Outro agente, que prefere não se identificar, relata que toma antidepressivo há quatro anos. "Depois de me envolver numa ocorrência de homicídio em decorrência de intervenção policial, sequer tive acompanhamento psicológico ou psiquiátrico."

Com carreira de 17 anos na corporação, ele conta que procurou ajuda sozinho, "pois a instituição nunca quis saber como me sinto". Ao contrário, diz, "me colocam em posto com maiores responsabilidades e cobranças".

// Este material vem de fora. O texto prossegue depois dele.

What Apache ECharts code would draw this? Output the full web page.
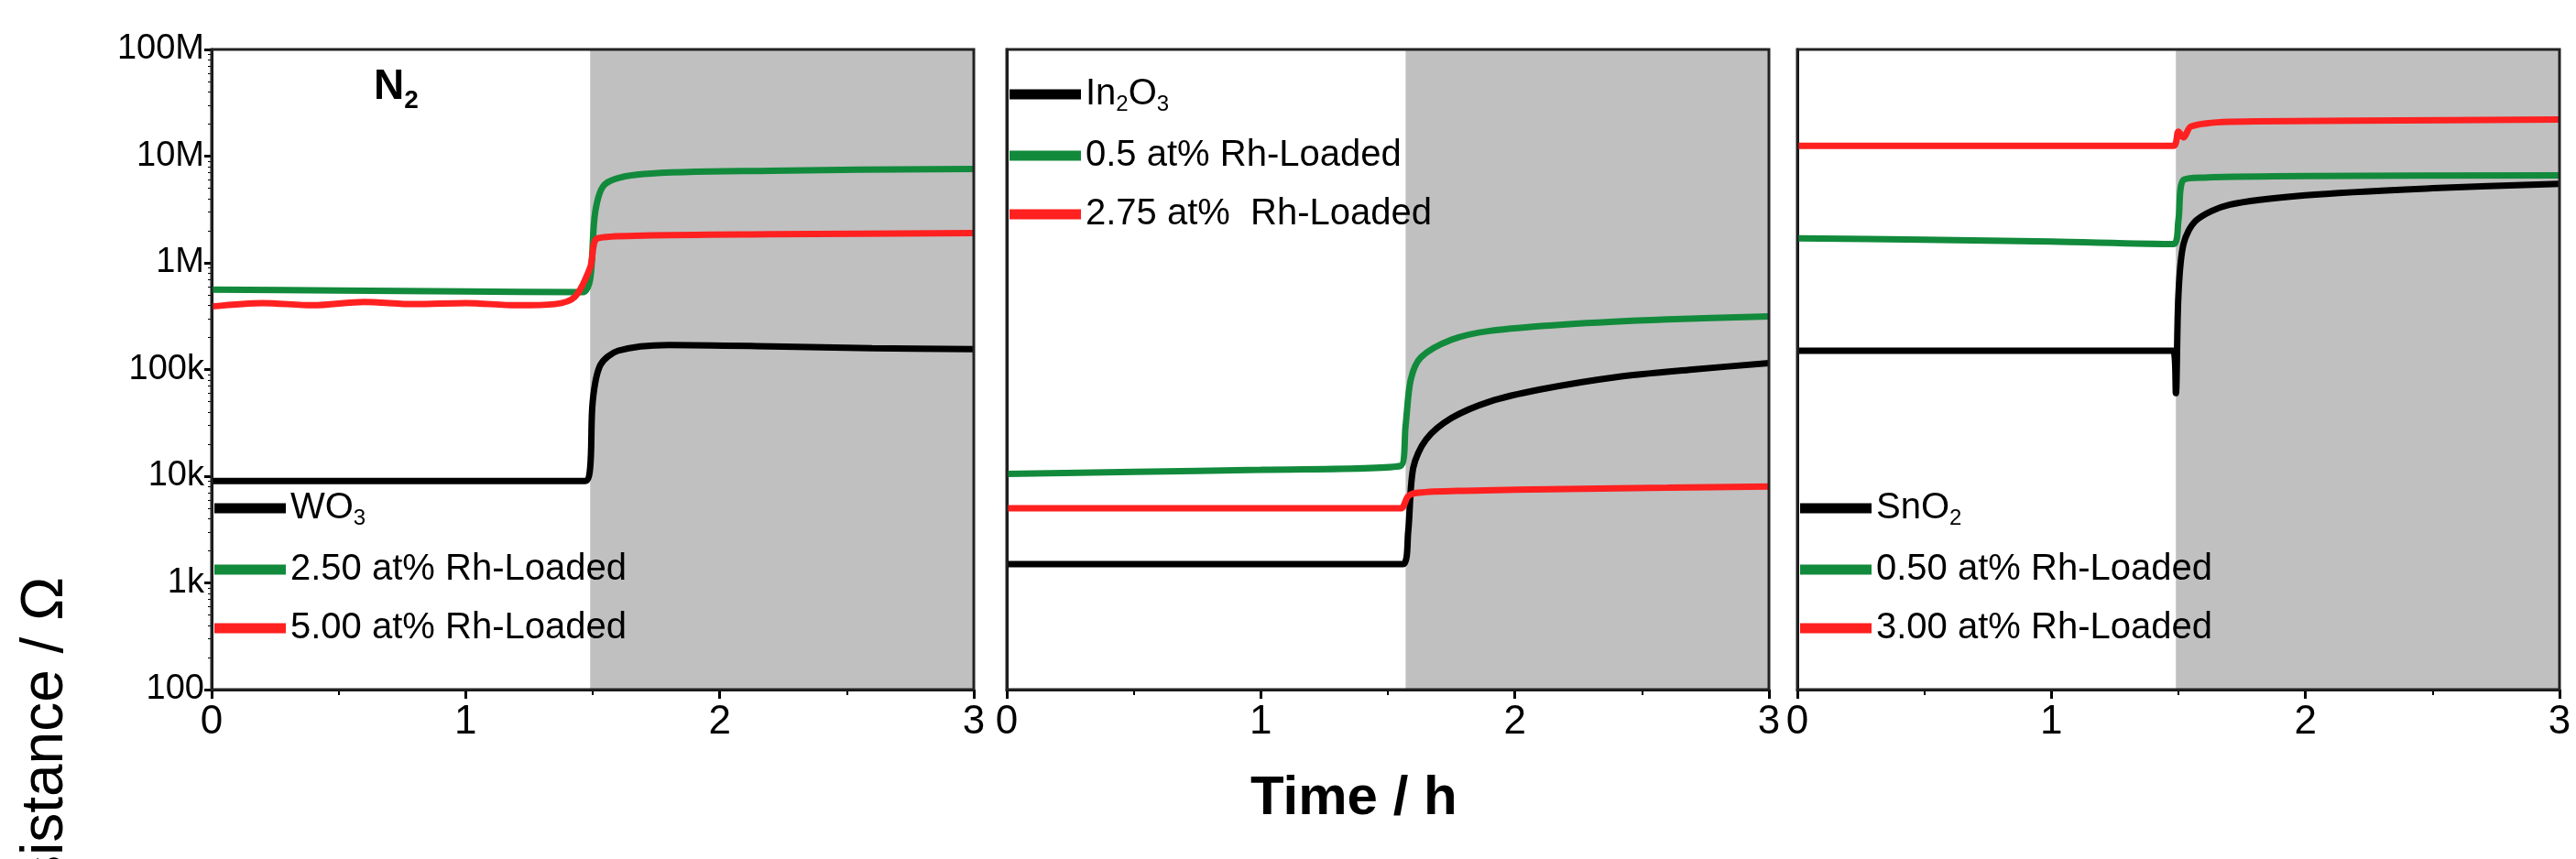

Segundo a pesquisa, existem algumas causas principais para o suicídio de policiais. A primeira é o estresse inerente à função; depois vem a falta de suporte de serviço de saúde mental; a depressão; os conflitos institucionais, como o assédio moral; os conflitos familiares e problemas financeiros; o isolamento social, a rigidez e a introspecção; e, por fim, o fácil acesso a armas de fogo.

Em 85% dos casos, o policial usou arma de fogo para se suicidar, ainda segundo a pesquisa. A ouvidoria levou o estudo ao coronel Marcelo Vieira Salles, que comanda a PM, ao delegado-geral da Polícia Civil, Ruy Ferraz Fontes, e ao gabinete do governador João Doria (PSDB).

O texto faz recomendações de políticas de segurança pública que reduzam o índice, entre elas o aumento do piso estadual da categoria e o aumento do efetivo da Polícia Civil. Na corporação, também se propõe a criação de um programa de saúde mental, com contratação de ao menos 140 psicólogos.

No caso da PM, é preciso ampliar o programa já existente –a corporação conta com um Caps (Centro de Atenção Psicossocial), 35 Naps (Núcleo de Atenção Psicossocial) e oito psiquiatras. Como a estrutura atinge só 35% das unidades da PM no estado, o relatório sugere a instalação de mais 75 Naps, para cobrir praticamente todos os batalhões.

Outra ideia é incluir no curso de formação cerca de 80 horas de disciplina de saúde mental, assim como no estágio anual de aperfeiçoamento. O assunto também deveria ser abordado, diz o texto, nas preleções diárias nas unidades.

De acordo com Mariano, as propostas foram bem recebidas pelos comandos. O coronel Salles, da PM, prometeu colocá-las em prática.